The Insider and the Operative
The sophistication of this kidnapping screams “insider knowledge.” A stranger doesn’t know that the family dog died in December. A stranger doesn’t know that the Nest camera subscription had lapsed or that Nancy’s hearing aids would be out at 1:47 a.m. This wasn’t a random act of violence; it was a surgical extraction.
The suspect’s gear—a $20 Walmart backpack and a cheap, improperly worn holster—was a costume. It was designed to make the FBI build a profile of a “disorganized, low-sophistication amateur.” But an amateur doesn’t jam the Wi-Fi of an entire neighborhood. An amateur doesn’t use a walkie-talkie for live coordination with a lookout. This was a professional operation dressed in the rags of a petty thief.
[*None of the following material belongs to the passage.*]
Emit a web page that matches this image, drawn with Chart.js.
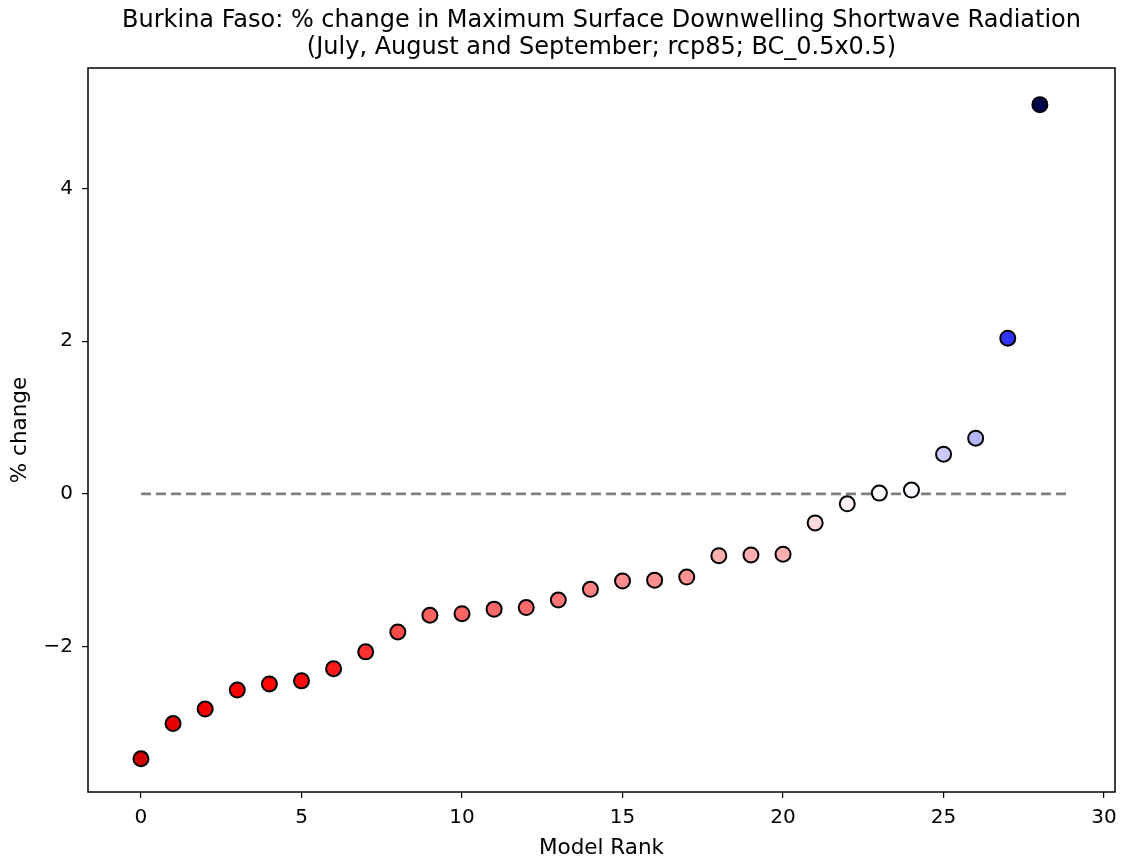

The Silence of the Son-in-Law
Then there is the silence of Tomaso Chion. For 19 years, he and Dominic Evans have been “Early Black,” a band whose debut album was literally titled Life, Love, Love, Murder. While the rest of the Guthrie family was on television, weeping and pleading for Nancy’s return, Tomaso stayed in the shadows. He didn’t stand by his wife’s side during her social media appeals. He didn’t speak to the press. Silence in the face of a family tragedy is a legal strategy, not a grieving process.
The “ransom” of $6 million was never meant to be paid. It was a prop to buy time. A stranger asks for $50 million because they don’t know the limit. An insider asks for exactly what they know the family can reach. The lack of activity on the Bitcoin wallet confirms it: Nancy Guthrie wasn’t taken for money. She was taken because someone wanted her gone, and they hired a “ghost” with a criminal record and a hidden tattoo to do the dirty work.
The evidence is not missing. It is being ignored. The tattoo is in the database. The connection is in the history of a Tucson rock band. The hypocrisy is in the Sheriff’s office. 47 days is not a “cold case”—it is a cover-up.